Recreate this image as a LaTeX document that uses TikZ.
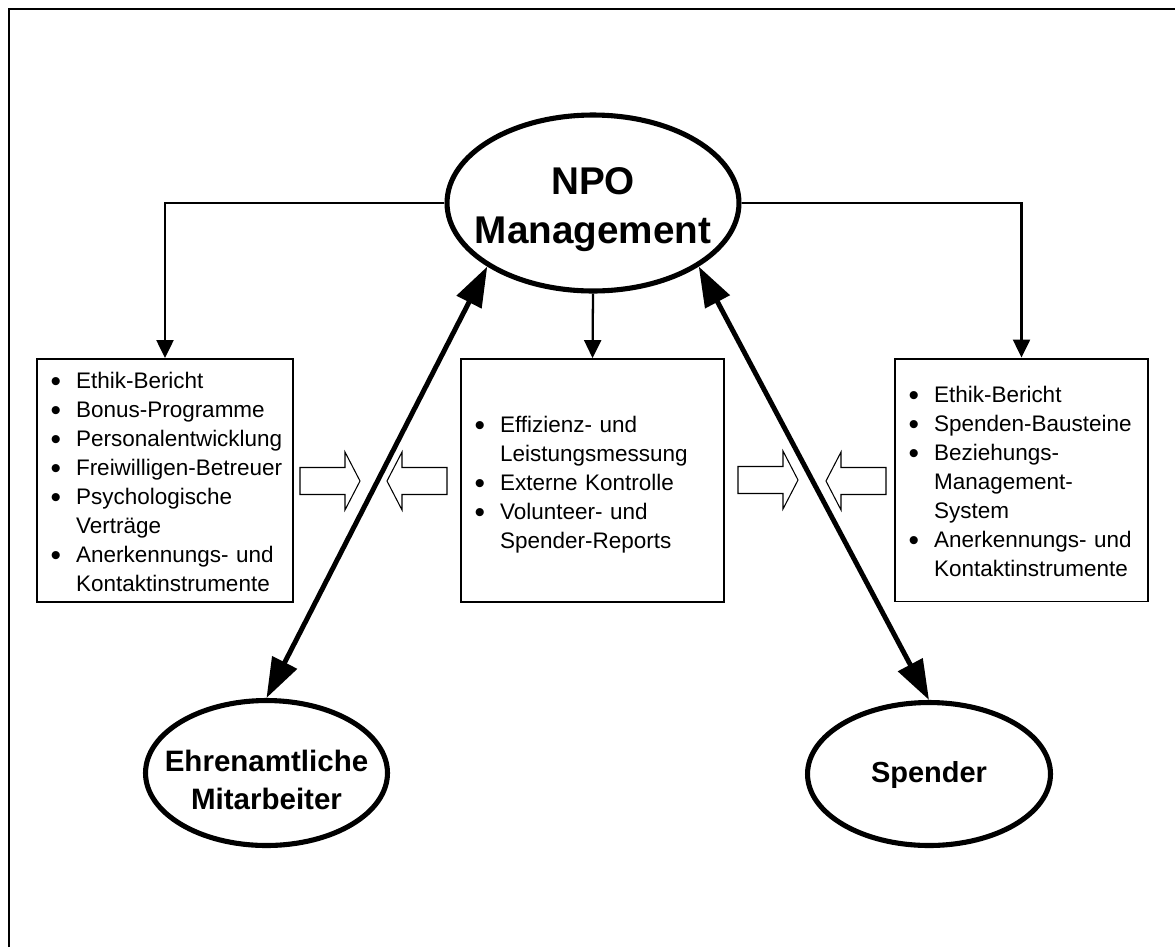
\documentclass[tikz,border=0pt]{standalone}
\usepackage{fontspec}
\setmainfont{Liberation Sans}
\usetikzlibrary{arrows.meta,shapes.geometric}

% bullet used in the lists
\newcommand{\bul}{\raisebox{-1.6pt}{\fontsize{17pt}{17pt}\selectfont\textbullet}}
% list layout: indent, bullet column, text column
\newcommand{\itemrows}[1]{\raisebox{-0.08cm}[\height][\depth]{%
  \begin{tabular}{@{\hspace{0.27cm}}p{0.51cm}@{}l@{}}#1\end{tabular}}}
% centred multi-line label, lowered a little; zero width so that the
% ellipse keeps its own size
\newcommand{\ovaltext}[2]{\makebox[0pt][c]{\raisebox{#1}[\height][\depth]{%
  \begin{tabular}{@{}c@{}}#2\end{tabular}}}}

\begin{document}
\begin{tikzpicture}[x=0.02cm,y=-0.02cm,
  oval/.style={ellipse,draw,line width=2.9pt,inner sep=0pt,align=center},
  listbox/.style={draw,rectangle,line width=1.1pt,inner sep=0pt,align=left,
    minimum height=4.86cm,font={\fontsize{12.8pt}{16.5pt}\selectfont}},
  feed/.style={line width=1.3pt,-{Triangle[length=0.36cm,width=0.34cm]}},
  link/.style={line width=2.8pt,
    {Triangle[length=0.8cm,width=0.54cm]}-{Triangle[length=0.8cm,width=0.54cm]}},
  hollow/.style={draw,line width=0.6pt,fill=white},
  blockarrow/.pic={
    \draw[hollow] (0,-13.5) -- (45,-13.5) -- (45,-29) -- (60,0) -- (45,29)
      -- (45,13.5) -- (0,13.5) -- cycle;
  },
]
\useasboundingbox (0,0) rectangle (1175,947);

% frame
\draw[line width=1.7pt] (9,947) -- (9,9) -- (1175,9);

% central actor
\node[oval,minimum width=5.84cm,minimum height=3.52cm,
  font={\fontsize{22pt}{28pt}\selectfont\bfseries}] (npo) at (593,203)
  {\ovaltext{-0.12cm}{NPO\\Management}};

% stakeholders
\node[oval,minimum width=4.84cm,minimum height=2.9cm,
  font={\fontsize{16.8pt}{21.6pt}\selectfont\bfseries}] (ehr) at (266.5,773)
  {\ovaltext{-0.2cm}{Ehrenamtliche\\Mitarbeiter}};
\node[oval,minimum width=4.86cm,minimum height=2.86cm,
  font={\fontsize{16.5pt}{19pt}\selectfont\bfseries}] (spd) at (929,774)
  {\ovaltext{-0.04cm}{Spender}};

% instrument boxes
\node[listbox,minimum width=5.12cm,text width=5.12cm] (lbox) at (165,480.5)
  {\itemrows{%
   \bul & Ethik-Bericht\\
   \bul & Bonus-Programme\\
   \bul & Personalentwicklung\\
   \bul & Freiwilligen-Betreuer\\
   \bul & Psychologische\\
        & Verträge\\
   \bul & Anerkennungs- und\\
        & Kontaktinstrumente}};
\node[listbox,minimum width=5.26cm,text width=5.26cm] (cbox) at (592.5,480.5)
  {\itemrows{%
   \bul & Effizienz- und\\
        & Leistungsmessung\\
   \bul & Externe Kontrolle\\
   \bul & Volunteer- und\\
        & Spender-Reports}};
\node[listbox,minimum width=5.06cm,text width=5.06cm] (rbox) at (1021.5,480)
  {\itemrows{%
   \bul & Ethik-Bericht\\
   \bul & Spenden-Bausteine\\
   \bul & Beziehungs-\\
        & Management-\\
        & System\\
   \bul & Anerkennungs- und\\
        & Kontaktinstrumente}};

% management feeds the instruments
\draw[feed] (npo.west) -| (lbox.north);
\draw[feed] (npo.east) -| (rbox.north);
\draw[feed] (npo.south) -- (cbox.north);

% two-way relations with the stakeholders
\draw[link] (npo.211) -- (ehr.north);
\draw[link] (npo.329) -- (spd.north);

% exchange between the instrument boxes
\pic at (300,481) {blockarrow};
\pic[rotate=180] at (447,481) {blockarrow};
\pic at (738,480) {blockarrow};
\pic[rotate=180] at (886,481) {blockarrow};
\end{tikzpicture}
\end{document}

===

## Objective
Quote the full listing above word for word; exclude every picture from the copy.

## Exercise solution
Recreate this image as a LaTeX document that uses TikZ.
\documentclass[tikz,border=0pt]{standalone}
\usepackage{fontspec}
\setmainfont{Liberation Sans}
\usetikzlibrary{arrows.meta,shapes.geometric}

% bullet used in the lists
\newcommand{\bul}{\raisebox{-1.6pt}{\fontsize{17pt}{17pt}\selectfont\textbullet}}
% list layout: indent, bullet column, text column
\newcommand{\itemrows}[1]{\raisebox{-0.08cm}[\height][\depth]{%
  \begin{tabular}{@{\hspace{0.27cm}}p{0.51cm}@{}l@{}}#1\end{tabular}}}
% centred multi-line label, lowered a little; zero width so that the
% ellipse keeps its own size
\newcommand{\ovaltext}[2]{\makebox[0pt][c]{\raisebox{#1}[\height][\depth]{%
  \begin{tabular}{@{}c@{}}#2\end{tabular}}}}

\begin{document}
\begin{tikzpicture}[x=0.02cm,y=-0.02cm,
  oval/.style={ellipse,draw,line width=2.9pt,inner sep=0pt,align=center},
  listbox/.style={draw,rectangle,line width=1.1pt,inner sep=0pt,align=left,
    minimum height=4.86cm,font={\fontsize{12.8pt}{16.5pt}\selectfont}},
  feed/.style={line width=1.3pt,-{Triangle[length=0.36cm,width=0.34cm]}},
  link/.style={line width=2.8pt,
    {Triangle[length=0.8cm,width=0.54cm]}-{Triangle[length=0.8cm,width=0.54cm]}},
  hollow/.style={draw,line width=0.6pt,fill=white},
  blockarrow/.pic={
    \draw[hollow] (0,-13.5) -- (45,-13.5) -- (45,-29) -- (60,0) -- (45,29)
      -- (45,13.5) -- (0,13.5) -- cycle;
  },
]
\useasboundingbox (0,0) rectangle (1175,947);

% frame
\draw[line width=1.7pt] (9,947) -- (9,9) -- (1175,9);

% central actor
\node[oval,minimum width=5.84cm,minimum height=3.52cm,
  font={\fontsize{22pt}{28pt}\selectfont\bfseries}] (npo) at (593,203)
  {\ovaltext{-0.12cm}{NPO\\Management}};

% stakeholders
\node[oval,minimum width=4.84cm,minimum height=2.9cm,
  font={\fontsize{16.8pt}{21.6pt}\selectfont\bfseries}] (ehr) at (266.5,773)
  {\ovaltext{-0.2cm}{Ehrenamtliche\\Mitarbeiter}};
\node[oval,minimum width=4.86cm,minimum height=2.86cm,
  font={\fontsize{16.5pt}{19pt}\selectfont\bfseries}] (spd) at (929,774)
  {\ovaltext{-0.04cm}{Spender}};

% instrument boxes
\node[listbox,minimum width=5.12cm,text width=5.12cm] (lbox) at (165,480.5)
  {\itemrows{%
   \bul & Ethik-Bericht\\
   \bul & Bonus-Programme\\
   \bul & Personalentwicklung\\
   \bul & Freiwilligen-Betreuer\\
   \bul & Psychologische\\
        & Verträge\\
   \bul & Anerkennungs- und\\
        & Kontaktinstrumente}};
\node[listbox,minimum width=5.26cm,text width=5.26cm] (cbox) at (592.5,480.5)
  {\itemrows{%
   \bul & Effizienz- und\\
        & Leistungsmessung\\
   \bul & Externe Kontrolle\\
   \bul & Volunteer- und\\
        & Spender-Reports}};
\node[listbox,minimum width=5.06cm,text width=5.06cm] (rbox) at (1021.5,480)
  {\itemrows{%
   \bul & Ethik-Bericht\\
   \bul & Spenden-Bausteine\\
   \bul & Beziehungs-\\
        & Management-\\
        & System\\
   \bul & Anerkennungs- und\\
        & Kontaktinstrumente}};

% management feeds the instruments
\draw[feed] (npo.west) -| (lbox.north);
\draw[feed] (npo.east) -| (rbox.north);
\draw[feed] (npo.south) -- (cbox.north);

% two-way relations with the stakeholders
\draw[link] (npo.211) -- (ehr.north);
\draw[link] (npo.329) -- (spd.north);

% exchange between the instrument boxes
\pic at (300,481) {blockarrow};
\pic[rotate=180] at (447,481) {blockarrow};
\pic at (738,480) {blockarrow};
\pic[rotate=180] at (886,481) {blockarrow};
\end{tikzpicture}
\end{document}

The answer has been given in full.